Write out all the lines again, precisely as they stand, but without the images.

------------------------------------------------------------

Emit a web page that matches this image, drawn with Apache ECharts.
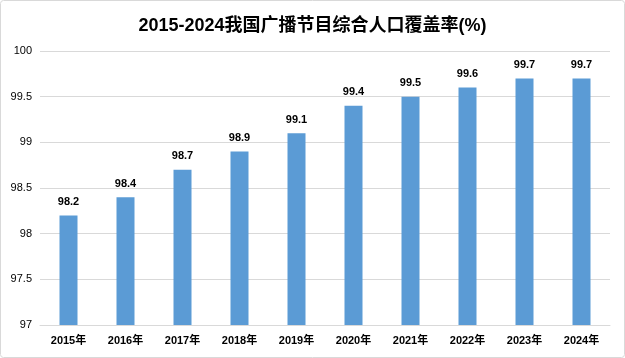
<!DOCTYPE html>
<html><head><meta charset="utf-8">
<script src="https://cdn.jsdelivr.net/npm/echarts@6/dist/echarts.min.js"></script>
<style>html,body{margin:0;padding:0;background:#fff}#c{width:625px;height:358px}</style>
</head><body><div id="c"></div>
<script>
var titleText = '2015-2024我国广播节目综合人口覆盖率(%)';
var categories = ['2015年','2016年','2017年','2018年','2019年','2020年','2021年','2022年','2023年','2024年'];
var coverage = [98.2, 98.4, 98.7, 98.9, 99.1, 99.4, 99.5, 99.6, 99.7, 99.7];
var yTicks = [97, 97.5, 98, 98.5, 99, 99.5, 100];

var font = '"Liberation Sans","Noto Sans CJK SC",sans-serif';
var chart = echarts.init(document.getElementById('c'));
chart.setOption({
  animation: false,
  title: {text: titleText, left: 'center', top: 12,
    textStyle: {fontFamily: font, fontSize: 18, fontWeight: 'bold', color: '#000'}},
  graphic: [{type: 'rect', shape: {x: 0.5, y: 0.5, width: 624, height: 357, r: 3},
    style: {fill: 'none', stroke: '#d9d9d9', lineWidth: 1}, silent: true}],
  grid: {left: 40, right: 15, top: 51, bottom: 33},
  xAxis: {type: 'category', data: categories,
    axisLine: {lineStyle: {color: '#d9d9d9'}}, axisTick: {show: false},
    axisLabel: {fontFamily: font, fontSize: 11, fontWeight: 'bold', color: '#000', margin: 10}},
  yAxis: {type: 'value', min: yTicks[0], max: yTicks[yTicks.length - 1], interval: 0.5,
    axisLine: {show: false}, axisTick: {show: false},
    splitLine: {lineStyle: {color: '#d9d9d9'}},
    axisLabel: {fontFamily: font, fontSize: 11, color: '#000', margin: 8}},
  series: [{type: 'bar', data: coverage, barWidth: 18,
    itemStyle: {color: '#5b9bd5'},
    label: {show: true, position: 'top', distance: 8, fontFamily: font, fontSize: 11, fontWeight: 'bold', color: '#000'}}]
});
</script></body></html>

------------------------------------------------------------

▶ [RESPONSE TO THE EXERCISE]:
Emit a web page that matches this image, drawn with Apache ECharts.
<!DOCTYPE html>
<html><head><meta charset="utf-8">
<script src="https://cdn.jsdelivr.net/npm/echarts@6/dist/echarts.min.js"></script>
<style>html,body{margin:0;padding:0;background:#fff}#c{width:625px;height:358px}</style>
</head><body><div id="c"></div>
<script>
var titleText = '2015-2024我国广播节目综合人口覆盖率(%)';
var categories = ['2015年','2016年','2017年','2018年','2019年','2020年','2021年','2022年','2023年','2024年'];
var coverage = [98.2, 98.4, 98.7, 98.9, 99.1, 99.4, 99.5, 99.6, 99.7, 99.7];
var yTicks = [97, 97.5, 98, 98.5, 99, 99.5, 100];

var font = '"Liberation Sans","Noto Sans CJK SC",sans-serif';
var chart = echarts.init(document.getElementById('c'));
chart.setOption({
  animation: false,
  title: {text: titleText, left: 'center', top: 12,
    textStyle: {fontFamily: font, fontSize: 18, fontWeight: 'bold', color: '#000'}},
  graphic: [{type: 'rect', shape: {x: 0.5, y: 0.5, width: 624, height: 357, r: 3},
    style: {fill: 'none', stroke: '#d9d9d9', lineWidth: 1}, silent: true}],
  grid: {left: 40, right: 15, top: 51, bottom: 33},
  xAxis: {type: 'category', data: categories,
    axisLine: {lineStyle: {color: '#d9d9d9'}}, axisTick: {show: false},
    axisLabel: {fontFamily: font, fontSize: 11, fontWeight: 'bold', color: '#000', margin: 10}},
  yAxis: {type: 'value', min: yTicks[0], max: yTicks[yTicks.length - 1], interval: 0.5,
    axisLine: {show: false}, axisTick: {show: false},
    splitLine: {lineStyle: {color: '#d9d9d9'}},
    axisLabel: {fontFamily: font, fontSize: 11, color: '#000', margin: 8}},
  series: [{type: 'bar', data: coverage, barWidth: 18,
    itemStyle: {color: '#5b9bd5'},
    label: {show: true, position: 'top', distance: 8, fontFamily: font, fontSize: 11, fontWeight: 'bold', color: '#000'}}]
});
</script></body></html>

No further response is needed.